Provided data:
____________________

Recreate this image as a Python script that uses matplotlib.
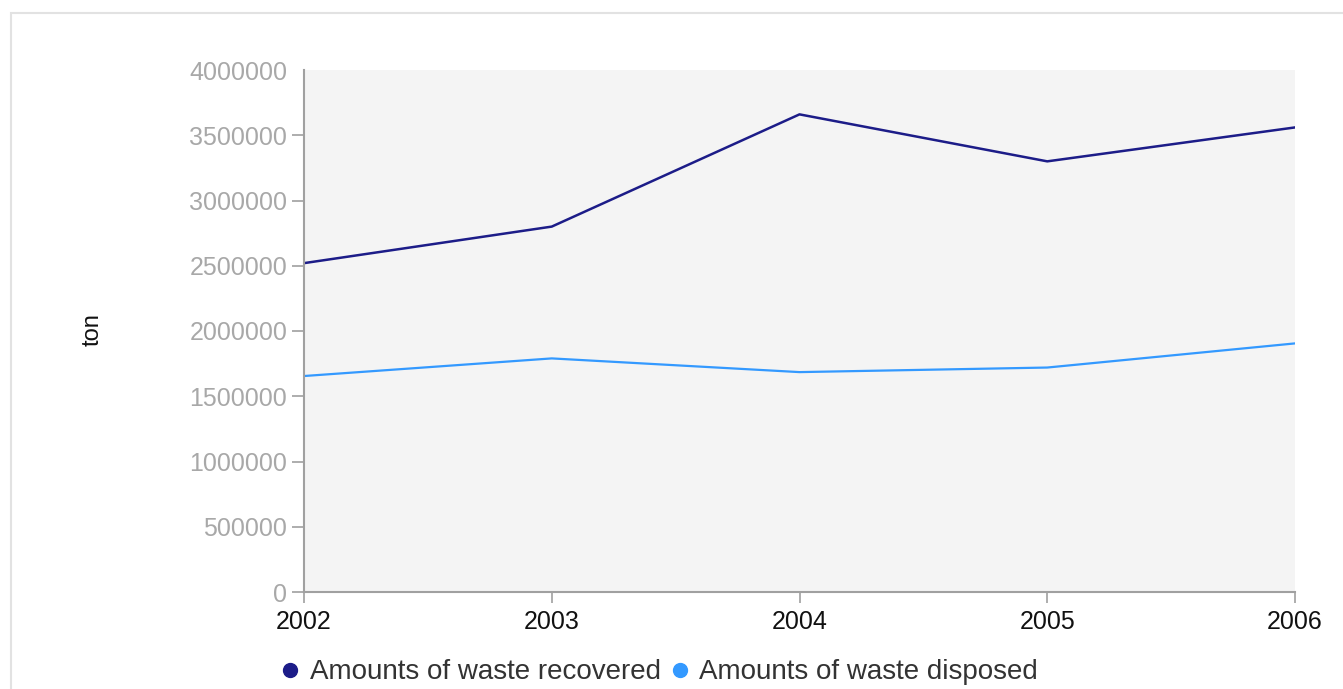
import matplotlib.pyplot as plt
from matplotlib.patches import Rectangle

years = [2002, 2003, 2004, 2005, 2006]
recovered = [2520000, 2800000, 3660000, 3300000, 3560000]
disposed = [1655000, 1790000, 1685000, 1720000, 1905000]
y_ticks = [0, 500000, 1000000, 1500000, 2000000, 2500000, 3000000, 3500000, 4000000]

plt.rcParams["font.family"] = ["Liberation Sans", "DejaVu Sans"]

fig = plt.figure(figsize=(13.43, 6.89), dpi=100)
W, H = 1343, 689
ax = fig.add_axes([304 / W, 1 - 592 / H, (1295 - 304) / W, (592 - 70) / H])

# outer light border of the chart container
fig.patches.append(Rectangle((11 / W, -0.01), 1.0, 1 - 13 / H + 0.01, transform=fig.transFigure,
                             facecolor="white", edgecolor="#e2e2e2", linewidth=1.5, zorder=-1))

ax.set_facecolor("#f4f4f4")
ax.plot(years, recovered, color="#1c1c88", linewidth=1.8, label="Amounts of waste recovered")
ax.plot(years, disposed, color="#3399ff", linewidth=1.6, label="Amounts of waste disposed")

ax.set_xlim(2002, 2006)
ax.set_ylim(0, 4000000)
ax.set_xticks(years)
ax.set_xticklabels([str(y) for y in years])
ax.set_yticks(y_ticks)
ax.set_yticklabels([str(v) for v in y_ticks])

for side in ["top", "right"]:
    ax.spines[side].set_visible(False)
for side in ["left", "bottom"]:
    ax.spines[side].set_color("#a0a0a0")
    ax.spines[side].set_linewidth(1.5)

ax.tick_params(axis="y", colors="#a0a0a0", labelcolor="#a8a8a8", labelsize=18, length=9, width=1.2, pad=3)
ax.tick_params(axis="x", colors="#a0a0a0", labelcolor="#111111", labelsize=18, length=8, width=1.2, pad=5)
ax.yaxis.get_major_ticks()[-1].tick1line.set_visible(False)

fig.text(93 / W, 1 - 330 / H, "ton", rotation=90, ha="center", va="center", fontsize=17, color="#111111")

leg = ax.legend(loc="center left", bbox_to_anchor=(-0.035, -0.154), ncol=2, frameon=False,
                fontsize=20, handlelength=0.7, handletextpad=0.35, columnspacing=0.35,
                labelcolor="#333333", borderaxespad=0)
for h, c in zip(leg.legend_handles, ["#1c1c88", "#3399ff"]):
    h.set_linestyle("none")
    h.set_marker("o")
    h.set_markersize(10)
    h.set_markerfacecolor(c)
    h.set_markeredgecolor(c)

fig.savefig("out.png", dpi=100)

____________________

Stated exercise: Your copy of the data above should match it exactly, except that pictures are left out.

Written response:
Recreate this image as a Python script that uses matplotlib.
import matplotlib.pyplot as plt
from matplotlib.patches import Rectangle

years = [2002, 2003, 2004, 2005, 2006]
recovered = [2520000, 2800000, 3660000, 3300000, 3560000]
disposed = [1655000, 1790000, 1685000, 1720000, 1905000]
y_ticks = [0, 500000, 1000000, 1500000, 2000000, 2500000, 3000000, 3500000, 4000000]

plt.rcParams["font.family"] = ["Liberation Sans", "DejaVu Sans"]

fig = plt.figure(figsize=(13.43, 6.89), dpi=100)
W, H = 1343, 689
ax = fig.add_axes([304 / W, 1 - 592 / H, (1295 - 304) / W, (592 - 70) / H])

# outer light border of the chart container
fig.patches.append(Rectangle((11 / W, -0.01), 1.0, 1 - 13 / H + 0.01, transform=fig.transFigure,
                             facecolor="white", edgecolor="#e2e2e2", linewidth=1.5, zorder=-1))

ax.set_facecolor("#f4f4f4")
ax.plot(years, recovered, color="#1c1c88", linewidth=1.8, label="Amounts of waste recovered")
ax.plot(years, disposed, color="#3399ff", linewidth=1.6, label="Amounts of waste disposed")

ax.set_xlim(2002, 2006)
ax.set_ylim(0, 4000000)
ax.set_xticks(years)
ax.set_xticklabels([str(y) for y in years])
ax.set_yticks(y_ticks)
ax.set_yticklabels([str(v) for v in y_ticks])

for side in ["top", "right"]:
    ax.spines[side].set_visible(False)
for side in ["left", "bottom"]:
    ax.spines[side].set_color("#a0a0a0")
    ax.spines[side].set_linewidth(1.5)

ax.tick_params(axis="y", colors="#a0a0a0", labelcolor="#a8a8a8", labelsize=18, length=9, width=1.2, pad=3)
ax.tick_params(axis="x", colors="#a0a0a0", labelcolor="#111111", labelsize=18, length=8, width=1.2, pad=5)
ax.yaxis.get_major_ticks()[-1].tick1line.set_visible(False)

fig.text(93 / W, 1 - 330 / H, "ton", rotation=90, ha="center", va="center", fontsize=17, color="#111111")

leg = ax.legend(loc="center left", bbox_to_anchor=(-0.035, -0.154), ncol=2, frameon=False,
                fontsize=20, handlelength=0.7, handletextpad=0.35, columnspacing=0.35,
                labelcolor="#333333", borderaxespad=0)
for h, c in zip(leg.legend_handles, ["#1c1c88", "#3399ff"]):
    h.set_linestyle("none")
    h.set_marker("o")
    h.set_markersize(10)
    h.set_markerfacecolor(c)
    h.set_markeredgecolor(c)

fig.savefig("out.png", dpi=100)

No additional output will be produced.